Both the bankruptcy court and the district court used the construction trust fund concept to conclude that Palmeteo would have received the same amount in a hypothetical Chapter 7 proceeding as it did from the allegedly preferential transfers. In a hypothetical case, NA Flash would be required to hold the amounts received from property owners in trust for its subcontractors on those projects, including Palmeteo, or face criminal liability for misuse of trust funds. Tex. Prop.Code Ann. §§ 162.001(a), 162.032. Therefore, in the hypothetical bankruptcy proceeding, where the court is to presume everyone will act reasonably, NA Flash would have held any payments it received on Palmeteo projects between October 2003 (when the transfers hypothetically never took place) and December 29, 2003 (the date of the bankruptcy), in trust for Palmeteo; otherwise, NA Flash would have faced criminal liability. The trust funds would have given Palmeteo a priority claim to the funds in the subsequent bankruptcy proceeding. See Southmark Corp. v. Grosz (In re South-mark Corp.), 49 F.3d 1111, 1118 (5th Cir. 1995) (noting that money in a constructive trust gives the claimant priority over the debtor’s unsecured creditors); see also Begier v. I.R.S., 496 U.S. 53, 59, 110 S.Ct. 2258, 110 L.Ed.2d 46 (1990) (stating that money held in trust for another is not property of the debtor for purposes of § 547(b)). Consequently, in a hypothetical proceeding, Palmeteo would have received 100% of the money it was owed, and NA Flash’s estate would not be depleted of any money that would have otherwise been available to the unsecured creditors.

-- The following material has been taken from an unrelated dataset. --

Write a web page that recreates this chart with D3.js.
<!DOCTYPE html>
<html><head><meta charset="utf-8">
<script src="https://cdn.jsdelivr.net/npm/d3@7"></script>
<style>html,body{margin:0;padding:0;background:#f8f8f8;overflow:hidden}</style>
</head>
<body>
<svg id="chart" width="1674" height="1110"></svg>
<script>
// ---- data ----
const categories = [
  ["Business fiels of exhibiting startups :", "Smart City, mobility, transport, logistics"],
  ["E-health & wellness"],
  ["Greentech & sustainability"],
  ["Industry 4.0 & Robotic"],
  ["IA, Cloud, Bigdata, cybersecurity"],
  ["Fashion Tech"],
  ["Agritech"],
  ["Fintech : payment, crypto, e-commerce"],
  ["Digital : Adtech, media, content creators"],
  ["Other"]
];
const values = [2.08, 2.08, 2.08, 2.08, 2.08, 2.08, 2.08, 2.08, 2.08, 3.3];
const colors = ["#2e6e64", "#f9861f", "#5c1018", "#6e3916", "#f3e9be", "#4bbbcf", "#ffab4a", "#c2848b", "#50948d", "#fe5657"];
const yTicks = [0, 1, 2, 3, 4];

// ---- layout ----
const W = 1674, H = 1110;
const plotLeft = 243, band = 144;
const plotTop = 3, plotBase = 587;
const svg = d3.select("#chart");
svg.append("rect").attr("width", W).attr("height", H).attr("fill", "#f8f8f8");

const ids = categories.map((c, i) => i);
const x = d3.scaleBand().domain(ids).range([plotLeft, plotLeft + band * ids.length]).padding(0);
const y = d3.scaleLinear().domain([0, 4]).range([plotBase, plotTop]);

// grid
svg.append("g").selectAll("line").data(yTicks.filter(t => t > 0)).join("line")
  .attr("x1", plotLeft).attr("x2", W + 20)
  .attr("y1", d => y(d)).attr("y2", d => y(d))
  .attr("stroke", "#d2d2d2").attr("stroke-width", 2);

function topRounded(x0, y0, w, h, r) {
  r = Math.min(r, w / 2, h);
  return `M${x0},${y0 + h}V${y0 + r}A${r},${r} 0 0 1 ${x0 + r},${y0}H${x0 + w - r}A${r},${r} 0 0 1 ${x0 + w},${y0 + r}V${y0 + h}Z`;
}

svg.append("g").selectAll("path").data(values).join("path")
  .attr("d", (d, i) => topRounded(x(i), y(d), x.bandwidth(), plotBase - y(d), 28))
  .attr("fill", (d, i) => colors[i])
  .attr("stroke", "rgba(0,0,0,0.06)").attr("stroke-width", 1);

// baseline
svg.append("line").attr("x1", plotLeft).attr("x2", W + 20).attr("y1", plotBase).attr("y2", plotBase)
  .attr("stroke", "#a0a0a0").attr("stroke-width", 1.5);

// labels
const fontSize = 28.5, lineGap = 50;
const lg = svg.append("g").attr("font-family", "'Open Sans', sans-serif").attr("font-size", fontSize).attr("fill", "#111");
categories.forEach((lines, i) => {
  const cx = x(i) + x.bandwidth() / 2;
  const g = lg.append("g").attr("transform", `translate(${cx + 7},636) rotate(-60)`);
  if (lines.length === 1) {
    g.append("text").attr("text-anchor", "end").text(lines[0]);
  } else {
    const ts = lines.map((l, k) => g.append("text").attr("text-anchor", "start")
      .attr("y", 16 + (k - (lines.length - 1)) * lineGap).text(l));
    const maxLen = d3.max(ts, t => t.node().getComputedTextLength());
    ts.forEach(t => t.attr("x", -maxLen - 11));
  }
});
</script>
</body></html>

The Trustee’s only argument in response is that Palmeteo conceded that it could not prove a construction trust fund theory and that the district court refused to make a finding on whether a construction trust fund theory would apply in this case. The Trustee errs, though, by conflating two areas in which construction trust funds and preferential transfers intersect. As described above, construction trust funds can be used in a hypothetical Chapter 7 proceeding to demonstrate that Palmeteo would have received the same amount in a bankruptcy case as it did from the allegedly preferential transfers. This is the theory argued by Palmeteo and relied upon by the district court.

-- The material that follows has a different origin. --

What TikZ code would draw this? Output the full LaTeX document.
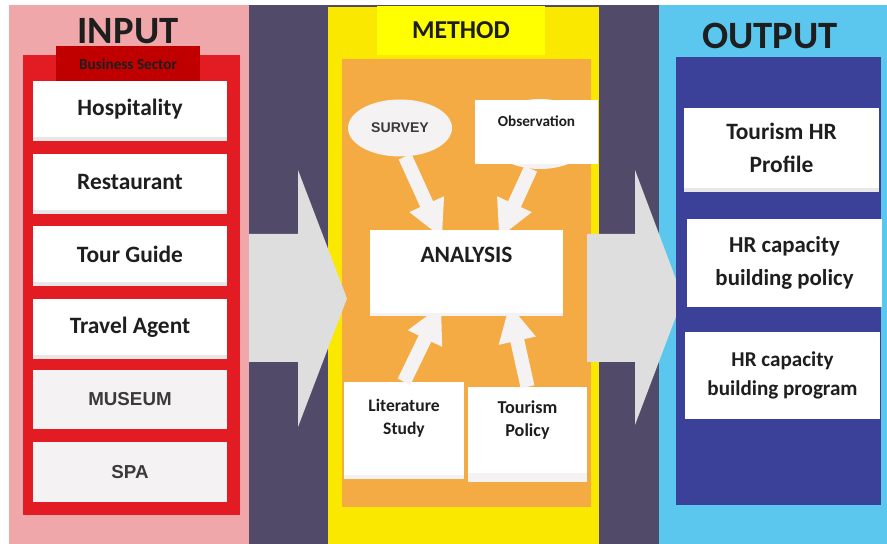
\documentclass[tikz,border=0pt]{standalone}
\usepackage{fontspec}
\setmainfont{Carlito}
\newfontfamily\arialfont{Liberation Sans}
\usetikzlibrary{arrows.meta,shadows,shapes.geometric}
\pgfdeclarelayer{front}
\pgfsetlayers{main,front}

\definecolor{pinkbg}{HTML}{F0A7AA}
\definecolor{slate}{HTML}{514B69}
\definecolor{yellowbg}{HTML}{FAE800}
\definecolor{brightyellow}{HTML}{FFFF00}
\definecolor{orangebg}{HTML}{F4AB43}
\definecolor{cyanbg}{HTML}{5BC6EE}
\definecolor{bluebox}{HTML}{3B4199}
\definecolor{redbox}{HTML}{E31C24}
\definecolor{darkred}{HTML}{C00000}
\definecolor{offwhite}{HTML}{F4F2F2}
\definecolor{arrowgrey}{HTML}{DEDEDE}
\definecolor{cardgrey}{HTML}{E8E6E6}
\definecolor{greytext}{HTML}{3A3A3A}
\definecolor{titleblack}{HTML}{1E1E1E}

\begin{document}
\begin{tikzpicture}[x=0.03cm, y=-0.03cm, node distance=2.178cm,
  boxsize/.style 2 args={minimum width=#1*0.03cm, minimum height=#2*0.03cm},
  title node/.style={font=\bfseries\fontsize{33}{40}\selectfont, text=titleblack},
  card node/.style={rectangle, fill=white, inner sep=0pt, align=center, text=titleblack, font=\bfseries\fontsize{20}{28}\selectfont},
  card shadow/.style={general shadow={fill=cardgrey, shadow yshift=-3.6pt}},
  grey node/.style={rectangle, fill=offwhite, inner sep=0pt, text=greytext, font=\arialfont\bfseries\fontsize{16}{19}\selectfont},
  feed/.style={draw=offwhite, line width=12pt, -{Triangle[width=30pt,length=32pt]}, shorten >=-8pt}]

% page and the three columns
\fill[white] (0,0) rectangle (887,544);
\fill[slate] (249,5) rectangle (659,544);
\fill[pinkbg] (9,5) rectangle (249,544);
\fill[yellowbg] (328,7) rectangle (599,544);
\fill[cyanbg] (659,5) rectangle (887,544);

% input column
\node[title node] (input) at (128,31) {INPUT};
\fill[redbox] (23,55) rectangle (240,515);
\node[fill=darkred, boxsize={144}{37}, inner sep=0pt, text=titleblack, font=\bfseries\fontsize{13}{16}\selectfont] (sector) at (128,64.5) {Business Sector};
\node[card node, card shadow, boxsize={194}{56}] (hosp) at (130,109) {Hospitality}; % first card, the others hang below it
\node[card node, card shadow, boxsize={194}{56}] (rest) [below of=hosp] {Restaurant};
\node[card node, card shadow, boxsize={194}{56}] (guide) [below of=rest] {Tour Guide};
\node[card node, card shadow, boxsize={194}{56}] (agent) [below of=guide] {Travel Agent};
\node[grey node, boxsize={194}{59}] (museum) [below of=agent] {MUSEUM};
\node[grey node, boxsize={194}{60}] (spa) [below of=museum] {SPA};

% method column
\node[fill=brightyellow, boxsize={168}{49}, inner sep=0pt, text=titleblack, font=\bfseries\fontsize{22}{26}\selectfont] (method) at (461,30.5) {METHOD};
\fill[orangebg] (342,59) rectangle (591,507);
\node[ellipse, fill=offwhite, boxsize={104}{57}, inner sep=0pt, text=greytext, font=\arialfont\bfseries\fontsize{12}{14}\selectfont] (survey) at (400,128) {SURVEY};
\node[ellipse, fill=offwhite, boxsize={110}{70}] (bubble) at (540,134) {};
\node[card node, boxsize={123}{64}, font=\bfseries\fontsize{13}{18}\selectfont] (obs) at (536.5,132) {Observation\\\mbox{}};
\node[card node, boxsize={120}{93}, general shadow={fill=offwhite, shadow yshift=-3.4pt}, font=\bfseries\fontsize{15}{19.5}\selectfont] (lit) at (404,428.5) {Literature\\Study\\\mbox{}};
\node[card node, boxsize={119}{86}, general shadow={fill=offwhite, shadow yshift=-7.7pt}, font=\bfseries\fontsize{15.5}{19.5}\selectfont] (policy) at (527.5,430) {Tourism\\Policy\\\mbox{}};
\begin{pgfonlayer}{front}
\node[card node, boxsize={193}{83}, general shadow={fill=offwhite, shadow yshift=-2.6pt}] (analysis) at (466.5,271.5) {ANALYSIS\\\mbox{}}; % sits over the arrow tips
\end{pgfonlayer}

\path
(survey.-80) edge[feed] (analysis.124)
(bubble.-105) edge[feed] (analysis.49)
(lit.north) edge[feed] (analysis.235)
(policy.north) edge[feed] (analysis.317);

% big grey arrows between the columns
\fill[arrowgrey] (249,234) -- (298,234) -- (298,170) -- (347,298.5) -- (298,427) -- (298,362) -- (249,362) -- cycle;
\fill[arrowgrey] (587,234) -- (635,234) -- (635,170) -- (683,298) -- (635,425) -- (635,362) -- (587,362) -- cycle;

% output column
\node[title node] (output) at (770,36) {OUTPUT};
\fill[bluebox] (676,57) rectangle (881,505);
\node[card node, card shadow, boxsize={195}{80}] (profile) at (781.5,148) {Tourism HR\\Profile};
\node[card node, boxsize={195}{88}, font=\bfseries\fontsize{19.5}{28}\selectfont] (capacity) at (784.5,263) {HR capacity\\building policy};
\node[card node, boxsize={195}{87}, font=\bfseries\fontsize{18}{24.5}\selectfont] (program) at (782.5,375.5) {HR capacity\\building program};
\end{tikzpicture}
\end{document}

A separate argument concerning construction trust funds is whether the funds that were actually transferred in October 2003 were “of an interest of the debtor in property.” See 11 U.S.C. § 547(b). The idea behind this second theory is that, to the extent NA Flash transferred trust funds in October 2003, it did not transfer any interest it had in property, as NA Flash would have no interest in funds held in trust for another. See Begier, 496 U.S. at 58, 110 S.Ct. 2258 (“The reach of § 547(b)’s avoidance power is therefore limited to transfers of ‘property of the debtor.’ ”); Vulcan Materials Co. v. Jack Raus, Inc. (In re HLW Enters, of Tex., Inc.), 157 B.R. 592, 596-98 (Bankr. W.D.Tex.1993) (holding that transferred funds were trust funds under Chapter 162 and therefore not the property of the debt- or). It is this second theory — that the funds actually transferred to Palmeteo were construction trust funds — that Palmeteo conceded and the district court declined to consider, primarily because Palmeteo could not prove that the specific funds transferred were funds that NA Flash had been holding in trust for Palmeteo.

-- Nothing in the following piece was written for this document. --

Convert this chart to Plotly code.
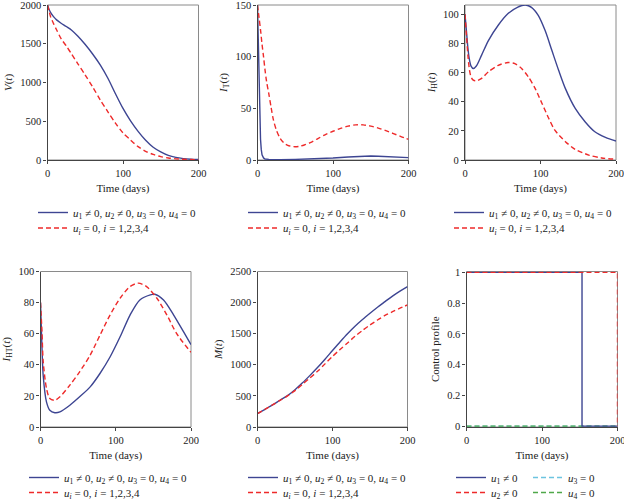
import plotly.graph_objects as go

# ---------------- data ----------------
# Panel 1: V(t)
t_V = [0, 2, 4, 8, 12, 18, 25, 32, 40, 50, 60, 70, 80, 90, 100, 110, 120, 130, 140, 150, 160, 170, 180, 190, 200]
V_ctrl = [2000, 1945, 1905, 1850, 1808, 1765, 1722, 1675, 1600, 1490, 1365, 1225, 1055, 855, 665, 505, 370, 255, 165, 105, 60, 33, 18, 10, 6]
V_none = [2000, 1925, 1850, 1760, 1680, 1565, 1470, 1365, 1245, 1095, 940, 773, 622, 475, 350, 258, 172, 112, 72, 43, 26, 15, 9, 6, 4]

# Panel 2: I_T(t)
t_IT_ctrl = [0, 1, 2, 3, 4, 5, 6, 8, 10, 15, 20, 30, 50, 70, 100, 120, 140, 150, 160, 180, 200]
IT_ctrl = [150, 110, 70, 38, 20, 10, 5, 2, 1.0, 0.6, 0.4, 0.4, 0.6, 1.0, 1.9, 2.9, 3.7, 3.8, 3.6, 3.0, 2.3]
t_IT_none = [0, 2, 4, 6, 8, 10, 12, 15, 18, 21, 25, 30, 35, 40, 48, 55, 62, 70, 80, 90, 100, 110, 120, 130, 140, 150, 160, 170, 180, 190, 200]
IT_none = [150, 138, 126, 112, 100, 87, 76, 64, 51, 39, 29, 21, 16.5, 14.2, 12.9, 13.2, 14.5, 16.8, 20.8, 24.6, 27.8, 30.6, 32.8, 34, 34, 32.8, 30.9, 28.5, 25.6, 22.7, 20]

# Panel 3: I_H(t)
t_IH_ctrl = [0, 2, 4, 6, 8, 11, 15, 22, 31, 44, 57, 70, 80, 88, 97, 106, 115, 124, 133, 146, 159, 172, 186, 200]
IH_ctrl = [100, 88, 76, 68.5, 64.5, 62.8, 64.5, 72, 82, 92.5, 100.5, 105, 106.4, 104.8, 99.3, 89, 75.3, 61.6, 49, 35.4, 26.3, 19.4, 15.5, 13]
t_IH_none = [0, 2, 4, 6, 8, 11, 15, 22, 31, 44, 57, 66, 75, 84, 93, 102, 111, 119, 133, 146, 164, 181, 200]
IH_none = [100, 85, 71, 61.5, 57, 54.8, 54.3, 56, 60.5, 65, 66.9, 66.2, 62.8, 57, 49, 38.8, 28.5, 20.5, 12.6, 7.3, 3.4, 1.4, 0.5]

# Panel 4: I_HT(t)
t_IHT_ctrl = [0, 2, 3.6, 8, 12.4, 19, 25.8, 39, 52, 66, 79, 92.4, 105.8, 119, 132, 146, 152, 163.5, 177, 190, 200]
IHT_ctrl = [80, 50.5, 33, 16, 10.8, 9.2, 9.7, 14, 19.4, 25.8, 34.4, 45, 58, 72, 81.7, 85, 85.4, 81.7, 72, 61.3, 53]
t_IHT_none = [0, 2, 3.6, 8, 12.4, 19, 25.8, 39, 52, 66, 79, 92.4, 105.8, 119, 130, 141, 154.7, 168, 181, 200]
IHT_none = [80, 61, 42, 24.7, 18.3, 17.2, 19.4, 26.9, 35.5, 46.2, 59, 72, 82.8, 90.3, 92.5, 90.3, 82.8, 72, 60, 48]

# Panel 5: M(t)
t_M = [0, 10, 20, 30, 40, 50, 60, 70, 80, 90, 100, 110, 120, 130, 140, 150, 160, 170, 180, 190, 200]
M_ctrl = [215, 285, 355, 430, 505, 600, 710, 830, 955, 1090, 1230, 1368, 1500, 1620, 1728, 1828, 1925, 2015, 2105, 2185, 2258]
M_none = [215, 285, 355, 428, 500, 585, 688, 790, 895, 1015, 1135, 1245, 1350, 1458, 1552, 1640, 1720, 1793, 1853, 1910, 1962]

# Panel 6: control profiles
t_u1 = [0, 153, 153, 200]
u1 = [1, 1, 0, 0]
t_u2 = [0, 200, 200]
u2 = [1, 1, 0]
t_u3 = [0, 200]
u3 = [0, 0]
t_u4 = [0, 200]
u4 = [0, 0]

# ---------------- labels ----------------
x_title = "Time (days)"
y_titles = ["<i>V</i>(<i>t</i>)", "<i>I</i><sub>T</sub>(<i>t</i>)", "<i>I</i><sub>H</sub>(<i>t</i>)",
            "<i>I</i><sub>HT</sub>(<i>t</i>)", "<i>M</i>(<i>t</i>)", "Control profile"]
name_ctrl = "<i>u</i><sub>1</sub> ≠ 0, <i>u</i><sub>2</sub> ≠ 0, <i>u</i><sub>3</sub> = 0, <i>u</i><sub>4</sub> = 0"
name_none = "<i>u<sub>i</sub></i> = 0, <i>i</i> = 1,2,3,4"
names_u = ["<i>u</i><sub>1</sub> ≠ 0", "<i>u</i><sub>2</sub> ≠ 0", "<i>u</i><sub>3</sub> = 0", "<i>u</i><sub>4</sub> = 0"]

# ---------------- style ----------------
W, H = 624, 501
FONT = "Liberation Serif"
BLUE = "#3d4592"
RED = "#ee2a2a"
CYAN = "#6cc4e0"
GREEN = "#4fa84a"
DASH = "5px,3px"

def px(x):
    return x / W

def py(y):
    return 1 - y / H

# panel boxes in pixels: left, right, top, bottom
boxes = [(47.5, 198.5, 5, 160), (257.5, 408.5, 5, 160), (465, 616, 5, 160),
         (40.5, 191, 271.5, 427), (257.5, 407.5, 271.5, 427), (466.5, 617.5, 271.5, 427)]
yranges = [[0, 2000], [0, 150], [0, 106.4], [0, 100], [0, 2500], [-0.006, 1.006]]
ydticks = [500, 50, 20, 20, 500, 0.2]

fig = go.Figure()

legend_id = [0]
legends = {}

def add(xs, ys, color, dash, name, panel, lx, ly, shape="spline"):
    legend_id[0] += 1
    lid = "legend" if legend_id[0] == 1 else f"legend{legend_id[0]}"
    ax = "" if panel == 1 else str(panel)
    fig.add_trace(go.Scatter(
        x=xs, y=ys, mode="lines", name=name,
        line=dict(color=color, width=1.4, dash=dash, shape=shape, smoothing=0.8 if shape == "spline" else None),
        xaxis="x" + ax, yaxis="y" + ax, legend=lid, showlegend=True))
    legends[lid] = dict(x=px(lx - 40), y=py(ly), xanchor="left", yanchor="middle",
                        bgcolor="rgba(0,0,0,0)", borderwidth=0,
                        font=dict(family=FONT, size=11, color="#222"))

top_rows = (212.5, 228)
bot_rows = (477.5, 492.5)

add(t_V, V_ctrl, BLUE, "solid", name_ctrl, 1, 73, top_rows[0])
add(t_V, V_none, RED, DASH, name_none, 1, 73, top_rows[1])
add(t_IT_ctrl, IT_ctrl, BLUE, "solid", name_ctrl, 2, 283, top_rows[0], shape="linear")
add(t_IT_none, IT_none, RED, DASH, name_none, 2, 283, top_rows[1])
add(t_IH_ctrl, IH_ctrl, BLUE, "solid", name_ctrl, 3, 489, top_rows[0])
add(t_IH_none, IH_none, RED, DASH, name_none, 3, 489, top_rows[1])
add(t_IHT_ctrl, IHT_ctrl, BLUE, "solid", name_ctrl, 4, 64, bot_rows[0])
add(t_IHT_none, IHT_none, RED, DASH, name_none, 4, 64, bot_rows[1])
add(t_M, M_ctrl, BLUE, "solid", name_ctrl, 5, 283, bot_rows[0])
add(t_M, M_none, RED, DASH, name_none, 5, 283, bot_rows[1])
add(t_u3, u3, CYAN, DASH, names_u[2], 6, 568, bot_rows[0], shape="linear")
add(t_u4, u4, GREEN, DASH, names_u[3], 6, 568, bot_rows[1], shape="linear")
add(t_u1, u1, BLUE, "solid", names_u[0], 6, 491, bot_rows[0], shape="linear")
add(t_u2, u2, RED, DASH, names_u[1], 6, 491, bot_rows[1], shape="linear")

layout = dict(
    width=W, height=H, margin=dict(l=0, r=0, t=0, b=0, autoexpand=False),
    paper_bgcolor="white", plot_bgcolor="white",
    font=dict(family=FONT, size=11, color="#222"),
)
layout.update(legends)

shapes = []
for i, (l, r, t, b) in enumerate(boxes):
    n = i + 1
    ax = "" if n == 1 else str(n)
    axis_common = dict(showline=True, linecolor="#444", linewidth=1.2, ticks="outside",
                       ticklen=3, tickwidth=1, tickcolor="#444", showgrid=False, zeroline=False,
                       automargin=False, ticklabeloverflow="allow",
                       tickfont=dict(family=FONT, size=10.5, color="#222"))
    layout["xaxis" + ax] = dict(domain=[px(l), px(r)], anchor="y" + ax, range=[0, 200],
                                tickvals=[0, 100, 200],
                                title=dict(text=x_title, font=dict(family=FONT, size=11), standoff=6),
                                **axis_common)
    layout["yaxis" + ax] = dict(domain=[py(b), py(t)], anchor="x" + ax, range=yranges[i],
                                dtick=ydticks[i], tick0=0,
                                title=dict(text=y_titles[i], font=dict(family=FONT, size=11), standoff=5),
                                **axis_common)
    shapes.append(dict(type="rect", xref="x" + ax + " domain", yref="y" + ax + " domain",
                       x0=0, x1=1, y0=0, y1=1, line=dict(color="#8a8a8a", width=1), layer="below"))
layout["shapes"] = shapes
fig.update_layout(**layout)

fig.write_html("out.html", config={"displayModeBar": False},
               post_script="document.body.style.margin='0px';document.body.style.overflow='hidden';")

Consequently, Palmetco’s concession that it could not refute the Trustee’s evidence that the $39,810.50 transferred to Palmeteo was NA Flash’s property has no effect on Palmetco’s other construction trust fund argument regarding the hypothetical Chapter 7 proceeding. As described above, because the law of construction trust funds would provide Palmeteo with a full recovery in a hypothetical Chapter 7 proceeding, the Trustee has failed to demonstrate that the transfers at issue were preferential under § 547(b). As a result, we affirm the judgment of the district court and need not consider whether an analysis of the law regarding materialman’s liens would lead to the same conclusion.

IV. CONCLUSION

For the foregoing reasons, we AFFIRM the judgment of the district court and decline to avoid the transfers to Palmeteo.

AFFIRMED. 
      
       Pursuant to 5th Cir. R. 47.5, the court has determined that this opinion should not be published and is not precedent except under the limited circumstances set forth in 5th Cir. R. 47.5.4.
     
      
      . The Trustee did not set forth any evidence to dispute Palmetco’s claim that NA Flash would have received at least $39,810.50 in payments subject to a constructive trust fund during the relevant time period. It was the Trustee’s burden to demonstrate that a 100% recovery was not possible; thus, his failure to present any evidence on this issue is fatal to his claim.
     
      
      . Specifically, the exchange before the district court was as follows:
      Mr. Lowe [Trustee]: Your Honor, is the Court finding that, in each of the three transfers, there was a transfer of the interest of the Debtor in property?
      The Court: I’m avoiding that issue. You can take that up on appeal. If it goes up on appeal, you can argue the trust fund theory. So, I'm not making a finding on the trust fund theory.
      Similarly, when Palmeteo conceded that it could not make out the requirements of the trust fund theory, it was referring to its inability to trace the transferred funds to a specific project — a requirement of the second type of trust fund theory.